To do: Identify the lines that contain the word "this" and copy each one.

[begin Dataset excerpts]

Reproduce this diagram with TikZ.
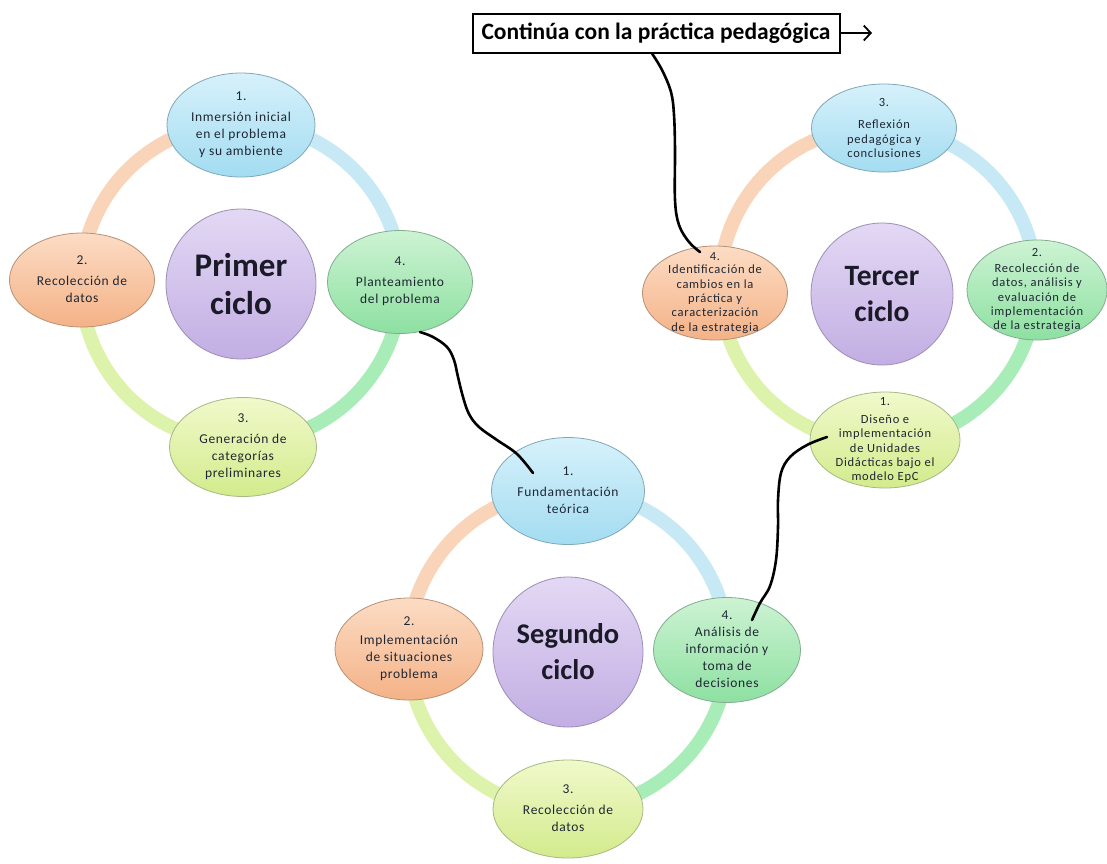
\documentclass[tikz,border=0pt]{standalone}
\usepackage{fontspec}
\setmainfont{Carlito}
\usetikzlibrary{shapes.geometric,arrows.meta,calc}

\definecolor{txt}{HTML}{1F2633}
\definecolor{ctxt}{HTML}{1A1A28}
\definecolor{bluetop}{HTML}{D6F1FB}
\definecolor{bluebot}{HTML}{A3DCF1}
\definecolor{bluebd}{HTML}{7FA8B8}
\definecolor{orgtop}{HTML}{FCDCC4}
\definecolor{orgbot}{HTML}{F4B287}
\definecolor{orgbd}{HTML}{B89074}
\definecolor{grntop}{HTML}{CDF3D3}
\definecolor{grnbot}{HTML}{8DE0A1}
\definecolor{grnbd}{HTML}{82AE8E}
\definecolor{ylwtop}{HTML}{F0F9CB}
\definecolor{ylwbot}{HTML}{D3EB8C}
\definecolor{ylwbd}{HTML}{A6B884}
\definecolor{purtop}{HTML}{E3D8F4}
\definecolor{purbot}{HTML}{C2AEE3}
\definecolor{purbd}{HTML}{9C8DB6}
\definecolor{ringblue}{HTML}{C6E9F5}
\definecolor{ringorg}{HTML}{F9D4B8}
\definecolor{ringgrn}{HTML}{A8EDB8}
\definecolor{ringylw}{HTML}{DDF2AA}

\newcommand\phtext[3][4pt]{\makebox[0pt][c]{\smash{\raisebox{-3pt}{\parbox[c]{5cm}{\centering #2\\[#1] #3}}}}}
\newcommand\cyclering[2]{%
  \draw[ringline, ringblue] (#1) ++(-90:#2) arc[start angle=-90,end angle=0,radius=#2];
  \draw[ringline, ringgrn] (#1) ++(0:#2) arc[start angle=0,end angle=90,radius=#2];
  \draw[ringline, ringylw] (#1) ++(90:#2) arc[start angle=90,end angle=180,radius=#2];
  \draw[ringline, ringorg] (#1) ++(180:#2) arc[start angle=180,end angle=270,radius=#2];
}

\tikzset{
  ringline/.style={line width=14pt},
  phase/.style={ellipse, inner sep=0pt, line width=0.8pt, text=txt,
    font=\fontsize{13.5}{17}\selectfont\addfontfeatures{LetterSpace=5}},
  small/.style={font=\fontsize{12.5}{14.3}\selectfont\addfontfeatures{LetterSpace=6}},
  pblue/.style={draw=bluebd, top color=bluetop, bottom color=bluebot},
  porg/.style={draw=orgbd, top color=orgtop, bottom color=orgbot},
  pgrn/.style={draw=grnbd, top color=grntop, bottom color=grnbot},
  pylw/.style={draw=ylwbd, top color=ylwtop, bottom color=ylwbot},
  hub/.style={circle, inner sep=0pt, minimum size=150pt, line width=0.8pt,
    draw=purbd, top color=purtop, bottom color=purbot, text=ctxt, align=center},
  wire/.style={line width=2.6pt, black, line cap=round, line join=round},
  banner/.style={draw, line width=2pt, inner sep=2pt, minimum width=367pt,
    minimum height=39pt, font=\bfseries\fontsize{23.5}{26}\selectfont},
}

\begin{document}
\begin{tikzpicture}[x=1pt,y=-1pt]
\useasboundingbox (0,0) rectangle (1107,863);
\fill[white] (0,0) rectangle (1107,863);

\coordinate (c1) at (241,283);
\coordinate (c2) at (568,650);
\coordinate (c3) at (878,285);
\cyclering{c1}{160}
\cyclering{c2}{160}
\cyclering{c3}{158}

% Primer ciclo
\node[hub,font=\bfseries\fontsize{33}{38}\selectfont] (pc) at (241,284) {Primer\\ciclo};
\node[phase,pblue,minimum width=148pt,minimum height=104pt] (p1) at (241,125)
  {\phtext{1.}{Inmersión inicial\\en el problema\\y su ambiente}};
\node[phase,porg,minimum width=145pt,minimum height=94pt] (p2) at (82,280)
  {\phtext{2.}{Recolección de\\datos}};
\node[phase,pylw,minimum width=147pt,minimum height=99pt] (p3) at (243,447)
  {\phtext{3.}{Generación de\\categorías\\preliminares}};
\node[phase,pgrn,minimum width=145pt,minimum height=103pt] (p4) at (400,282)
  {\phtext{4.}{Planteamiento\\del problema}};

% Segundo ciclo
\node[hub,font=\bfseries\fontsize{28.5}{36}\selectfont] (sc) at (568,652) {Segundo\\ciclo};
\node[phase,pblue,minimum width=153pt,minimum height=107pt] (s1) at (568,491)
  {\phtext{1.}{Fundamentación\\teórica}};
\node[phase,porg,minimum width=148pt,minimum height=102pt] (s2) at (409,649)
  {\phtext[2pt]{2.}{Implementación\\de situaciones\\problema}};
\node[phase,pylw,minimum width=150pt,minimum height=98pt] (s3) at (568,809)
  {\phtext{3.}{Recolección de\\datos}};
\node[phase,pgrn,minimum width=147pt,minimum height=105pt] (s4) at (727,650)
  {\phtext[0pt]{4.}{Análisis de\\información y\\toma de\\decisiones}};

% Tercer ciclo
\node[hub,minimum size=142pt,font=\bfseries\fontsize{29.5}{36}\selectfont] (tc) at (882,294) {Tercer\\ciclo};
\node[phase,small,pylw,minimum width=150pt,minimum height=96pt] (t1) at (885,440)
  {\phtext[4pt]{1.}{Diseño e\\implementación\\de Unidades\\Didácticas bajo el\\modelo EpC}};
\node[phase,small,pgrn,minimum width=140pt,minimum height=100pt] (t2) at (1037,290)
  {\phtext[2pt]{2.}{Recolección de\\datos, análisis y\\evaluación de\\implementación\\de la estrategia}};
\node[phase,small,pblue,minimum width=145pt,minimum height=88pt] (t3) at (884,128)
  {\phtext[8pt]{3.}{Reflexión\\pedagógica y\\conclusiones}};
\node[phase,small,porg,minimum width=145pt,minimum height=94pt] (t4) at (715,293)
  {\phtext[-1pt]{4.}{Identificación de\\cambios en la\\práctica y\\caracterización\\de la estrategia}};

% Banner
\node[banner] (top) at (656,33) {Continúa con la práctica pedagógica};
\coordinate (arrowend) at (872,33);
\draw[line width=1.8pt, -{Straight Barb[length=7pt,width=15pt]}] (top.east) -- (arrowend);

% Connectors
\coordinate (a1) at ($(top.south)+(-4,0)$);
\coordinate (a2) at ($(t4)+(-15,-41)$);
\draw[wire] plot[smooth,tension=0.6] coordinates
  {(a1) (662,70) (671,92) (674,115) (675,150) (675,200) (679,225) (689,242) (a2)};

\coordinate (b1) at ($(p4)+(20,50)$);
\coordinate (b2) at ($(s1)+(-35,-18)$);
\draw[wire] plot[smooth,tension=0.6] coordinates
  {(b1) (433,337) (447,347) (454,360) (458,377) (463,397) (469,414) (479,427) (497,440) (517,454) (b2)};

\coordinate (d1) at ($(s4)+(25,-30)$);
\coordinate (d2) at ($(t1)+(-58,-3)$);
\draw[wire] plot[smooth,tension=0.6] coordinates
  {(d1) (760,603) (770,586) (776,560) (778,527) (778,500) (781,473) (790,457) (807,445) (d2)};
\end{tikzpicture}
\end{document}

[end Dataset excerpts]
[begin Dataset excerpts]

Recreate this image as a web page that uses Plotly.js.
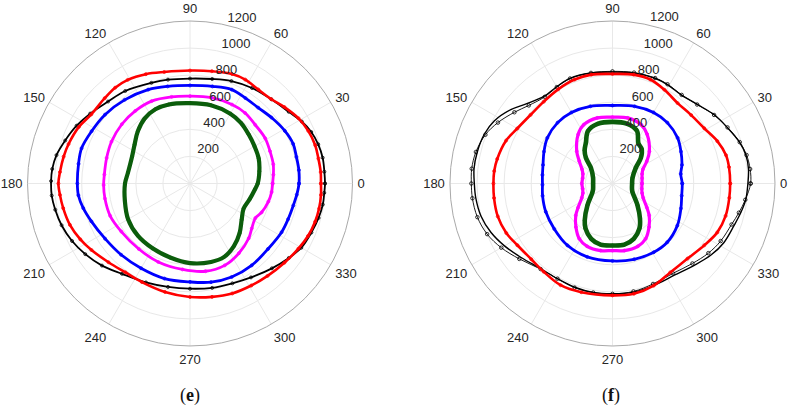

[end Dataset excerpts]

Solved problem:
Reproduce this diagram with TikZ.
Recreate this image as a web page that uses Plotly.js.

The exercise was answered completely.